(GIVEN EXERCISE): Everything from the first line of the data through the line with "0 ? ['世界平均','水平']" is to be echoed exactly, minus the pictures.

(EXCERPTED DATA):

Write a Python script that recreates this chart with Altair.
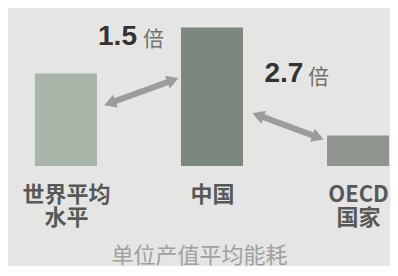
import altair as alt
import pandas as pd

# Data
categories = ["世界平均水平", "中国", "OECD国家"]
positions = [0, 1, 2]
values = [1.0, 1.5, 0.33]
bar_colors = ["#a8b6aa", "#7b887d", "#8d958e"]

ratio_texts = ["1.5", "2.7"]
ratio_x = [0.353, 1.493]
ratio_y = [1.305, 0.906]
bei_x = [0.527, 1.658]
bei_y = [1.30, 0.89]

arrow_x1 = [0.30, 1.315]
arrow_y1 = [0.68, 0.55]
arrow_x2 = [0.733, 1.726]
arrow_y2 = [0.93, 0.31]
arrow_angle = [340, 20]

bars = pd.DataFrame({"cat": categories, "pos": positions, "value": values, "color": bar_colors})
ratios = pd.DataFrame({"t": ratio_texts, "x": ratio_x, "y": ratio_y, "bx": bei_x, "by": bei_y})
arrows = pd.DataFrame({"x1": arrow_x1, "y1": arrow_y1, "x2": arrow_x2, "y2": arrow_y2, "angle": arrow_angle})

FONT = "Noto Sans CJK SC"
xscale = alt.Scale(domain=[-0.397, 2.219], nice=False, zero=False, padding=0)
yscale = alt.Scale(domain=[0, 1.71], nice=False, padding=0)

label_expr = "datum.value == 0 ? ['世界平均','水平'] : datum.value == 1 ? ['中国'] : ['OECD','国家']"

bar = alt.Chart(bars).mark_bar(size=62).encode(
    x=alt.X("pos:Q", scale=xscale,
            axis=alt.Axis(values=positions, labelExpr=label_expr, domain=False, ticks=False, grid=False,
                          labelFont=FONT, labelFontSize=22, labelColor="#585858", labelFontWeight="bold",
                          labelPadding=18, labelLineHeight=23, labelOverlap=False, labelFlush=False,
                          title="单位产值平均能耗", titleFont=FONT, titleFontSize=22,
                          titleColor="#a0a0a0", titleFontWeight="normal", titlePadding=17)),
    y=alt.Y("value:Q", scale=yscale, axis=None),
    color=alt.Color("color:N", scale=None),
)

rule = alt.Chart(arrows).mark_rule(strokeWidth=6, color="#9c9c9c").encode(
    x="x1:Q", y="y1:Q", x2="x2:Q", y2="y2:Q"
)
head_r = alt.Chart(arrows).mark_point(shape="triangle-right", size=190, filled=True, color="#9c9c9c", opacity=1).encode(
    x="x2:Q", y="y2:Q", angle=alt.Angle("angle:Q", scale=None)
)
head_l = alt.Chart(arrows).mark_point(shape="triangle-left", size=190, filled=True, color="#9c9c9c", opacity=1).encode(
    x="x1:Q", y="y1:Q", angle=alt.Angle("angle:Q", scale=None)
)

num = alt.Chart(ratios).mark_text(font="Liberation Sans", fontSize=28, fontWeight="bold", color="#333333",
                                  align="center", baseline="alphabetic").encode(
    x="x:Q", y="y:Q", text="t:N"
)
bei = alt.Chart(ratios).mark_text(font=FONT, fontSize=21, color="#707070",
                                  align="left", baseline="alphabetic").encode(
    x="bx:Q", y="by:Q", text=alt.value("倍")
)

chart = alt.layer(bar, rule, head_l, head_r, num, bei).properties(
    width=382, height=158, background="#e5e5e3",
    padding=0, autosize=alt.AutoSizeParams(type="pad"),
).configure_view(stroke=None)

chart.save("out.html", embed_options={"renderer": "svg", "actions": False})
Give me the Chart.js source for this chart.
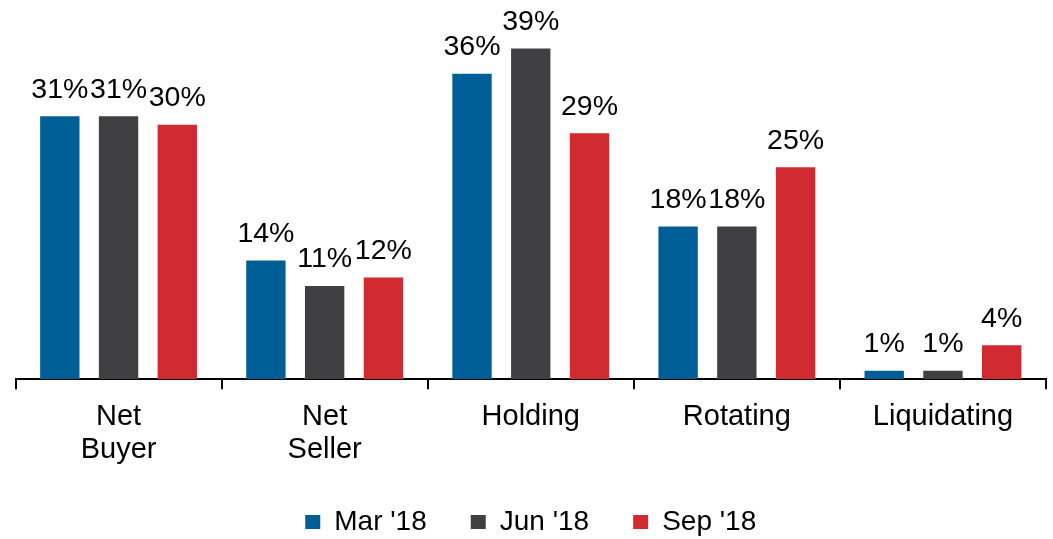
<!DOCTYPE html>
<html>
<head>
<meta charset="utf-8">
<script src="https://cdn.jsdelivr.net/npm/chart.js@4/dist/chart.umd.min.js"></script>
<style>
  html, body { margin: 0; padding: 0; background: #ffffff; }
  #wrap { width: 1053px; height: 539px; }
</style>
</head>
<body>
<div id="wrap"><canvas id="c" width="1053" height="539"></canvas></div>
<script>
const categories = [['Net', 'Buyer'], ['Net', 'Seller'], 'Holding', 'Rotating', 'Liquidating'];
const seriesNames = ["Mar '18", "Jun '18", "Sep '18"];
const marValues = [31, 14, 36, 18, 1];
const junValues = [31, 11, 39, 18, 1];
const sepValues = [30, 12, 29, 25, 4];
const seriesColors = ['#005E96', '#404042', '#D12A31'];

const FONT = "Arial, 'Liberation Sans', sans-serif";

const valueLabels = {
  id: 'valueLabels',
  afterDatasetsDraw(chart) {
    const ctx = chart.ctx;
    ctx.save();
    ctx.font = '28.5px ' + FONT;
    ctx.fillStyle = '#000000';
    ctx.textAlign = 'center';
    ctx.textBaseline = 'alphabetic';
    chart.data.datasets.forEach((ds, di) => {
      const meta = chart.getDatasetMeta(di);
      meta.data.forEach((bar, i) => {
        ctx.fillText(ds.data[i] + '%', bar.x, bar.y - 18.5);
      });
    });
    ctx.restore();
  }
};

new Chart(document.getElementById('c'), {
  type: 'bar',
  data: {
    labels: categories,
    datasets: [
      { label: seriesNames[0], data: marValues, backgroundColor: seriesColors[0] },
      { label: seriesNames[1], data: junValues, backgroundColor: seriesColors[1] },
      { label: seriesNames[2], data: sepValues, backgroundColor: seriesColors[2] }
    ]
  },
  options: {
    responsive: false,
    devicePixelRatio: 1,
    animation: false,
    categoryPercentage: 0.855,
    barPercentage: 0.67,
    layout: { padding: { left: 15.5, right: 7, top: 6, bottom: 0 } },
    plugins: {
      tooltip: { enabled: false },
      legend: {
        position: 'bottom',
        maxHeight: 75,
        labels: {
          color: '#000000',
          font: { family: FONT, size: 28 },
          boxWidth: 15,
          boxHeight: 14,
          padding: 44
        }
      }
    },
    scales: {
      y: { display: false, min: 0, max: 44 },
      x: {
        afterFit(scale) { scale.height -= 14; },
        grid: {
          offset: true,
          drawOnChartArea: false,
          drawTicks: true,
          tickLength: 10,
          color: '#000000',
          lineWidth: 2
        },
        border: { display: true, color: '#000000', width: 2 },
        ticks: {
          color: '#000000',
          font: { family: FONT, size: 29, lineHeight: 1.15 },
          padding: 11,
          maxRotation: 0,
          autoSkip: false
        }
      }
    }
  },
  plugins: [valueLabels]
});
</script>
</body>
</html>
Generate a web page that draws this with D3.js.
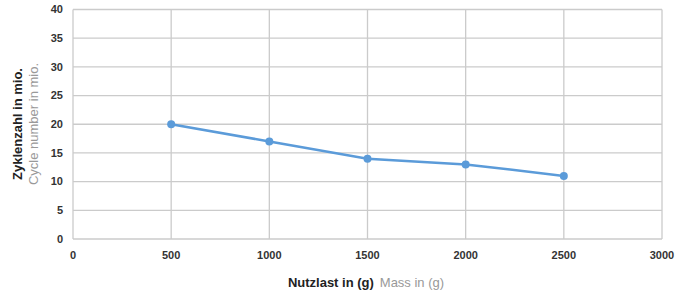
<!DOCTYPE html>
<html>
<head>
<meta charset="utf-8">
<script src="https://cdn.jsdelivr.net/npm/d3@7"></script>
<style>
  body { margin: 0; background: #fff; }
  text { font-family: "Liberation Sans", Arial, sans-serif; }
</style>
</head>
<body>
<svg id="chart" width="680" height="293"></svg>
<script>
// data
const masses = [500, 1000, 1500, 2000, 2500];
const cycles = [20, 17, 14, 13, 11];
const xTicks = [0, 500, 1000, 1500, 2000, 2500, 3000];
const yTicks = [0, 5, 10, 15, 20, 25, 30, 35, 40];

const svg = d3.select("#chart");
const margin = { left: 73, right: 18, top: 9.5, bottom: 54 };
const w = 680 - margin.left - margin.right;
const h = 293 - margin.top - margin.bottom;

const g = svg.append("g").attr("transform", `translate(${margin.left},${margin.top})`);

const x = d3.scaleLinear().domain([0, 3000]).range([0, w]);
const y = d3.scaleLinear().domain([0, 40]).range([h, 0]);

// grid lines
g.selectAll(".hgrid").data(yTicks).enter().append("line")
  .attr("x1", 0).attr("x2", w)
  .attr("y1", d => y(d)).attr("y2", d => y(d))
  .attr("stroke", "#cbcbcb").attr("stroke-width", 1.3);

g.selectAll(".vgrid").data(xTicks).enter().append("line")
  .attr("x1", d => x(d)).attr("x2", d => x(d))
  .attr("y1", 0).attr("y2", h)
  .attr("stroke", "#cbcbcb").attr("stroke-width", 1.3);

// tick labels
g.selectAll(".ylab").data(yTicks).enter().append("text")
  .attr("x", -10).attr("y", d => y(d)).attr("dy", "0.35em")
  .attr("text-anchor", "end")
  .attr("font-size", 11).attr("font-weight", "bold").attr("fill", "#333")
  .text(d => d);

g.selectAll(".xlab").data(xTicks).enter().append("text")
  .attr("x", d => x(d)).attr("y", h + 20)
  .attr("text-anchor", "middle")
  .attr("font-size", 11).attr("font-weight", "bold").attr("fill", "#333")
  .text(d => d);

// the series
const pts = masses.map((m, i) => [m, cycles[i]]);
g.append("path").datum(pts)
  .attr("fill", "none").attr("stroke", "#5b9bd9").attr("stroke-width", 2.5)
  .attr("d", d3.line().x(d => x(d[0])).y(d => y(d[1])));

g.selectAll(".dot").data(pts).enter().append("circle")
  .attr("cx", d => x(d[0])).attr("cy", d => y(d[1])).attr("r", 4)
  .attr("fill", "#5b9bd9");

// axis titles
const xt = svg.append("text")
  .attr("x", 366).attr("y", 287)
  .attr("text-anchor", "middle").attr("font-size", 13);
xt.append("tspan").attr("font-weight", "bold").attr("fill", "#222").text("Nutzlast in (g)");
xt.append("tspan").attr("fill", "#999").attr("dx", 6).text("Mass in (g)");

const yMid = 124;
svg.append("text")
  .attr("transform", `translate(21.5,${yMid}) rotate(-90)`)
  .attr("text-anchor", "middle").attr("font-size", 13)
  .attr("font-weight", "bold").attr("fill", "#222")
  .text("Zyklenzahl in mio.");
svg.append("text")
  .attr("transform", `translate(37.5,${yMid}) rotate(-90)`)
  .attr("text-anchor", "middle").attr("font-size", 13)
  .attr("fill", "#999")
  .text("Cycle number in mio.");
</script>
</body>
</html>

(RESPONSE):
Write a Python script that recreates this chart with Altair.
import altair as alt
import pandas as pd

# Data
categories = ["世界平均水平", "中国", "OECD国家"]
positions = [0, 1, 2]
values = [1.0, 1.5, 0.33]
bar_colors = ["#a8b6aa", "#7b887d", "#8d958e"]

ratio_texts = ["1.5", "2.7"]
ratio_x = [0.353, 1.493]
ratio_y = [1.305, 0.906]
bei_x = [0.527, 1.658]
bei_y = [1.30, 0.89]

arrow_x1 = [0.30, 1.315]
arrow_y1 = [0.68, 0.55]
arrow_x2 = [0.733, 1.726]
arrow_y2 = [0.93, 0.31]
arrow_angle = [340, 20]

bars = pd.DataFrame({"cat": categories, "pos": positions, "value": values, "color": bar_colors})
ratios = pd.DataFrame({"t": ratio_texts, "x": ratio_x, "y": ratio_y, "bx": bei_x, "by": bei_y})
arrows = pd.DataFrame({"x1": arrow_x1, "y1": arrow_y1, "x2": arrow_x2, "y2": arrow_y2, "angle": arrow_angle})

FONT = "Noto Sans CJK SC"
xscale = alt.Scale(domain=[-0.397, 2.219], nice=False, zero=False, padding=0)
yscale = alt.Scale(domain=[0, 1.71], nice=False, padding=0)

label_expr = "datum.value == 0 ? ['世界平均','水平'] : datum.value == 1 ? ['中国'] : ['OECD','国家']"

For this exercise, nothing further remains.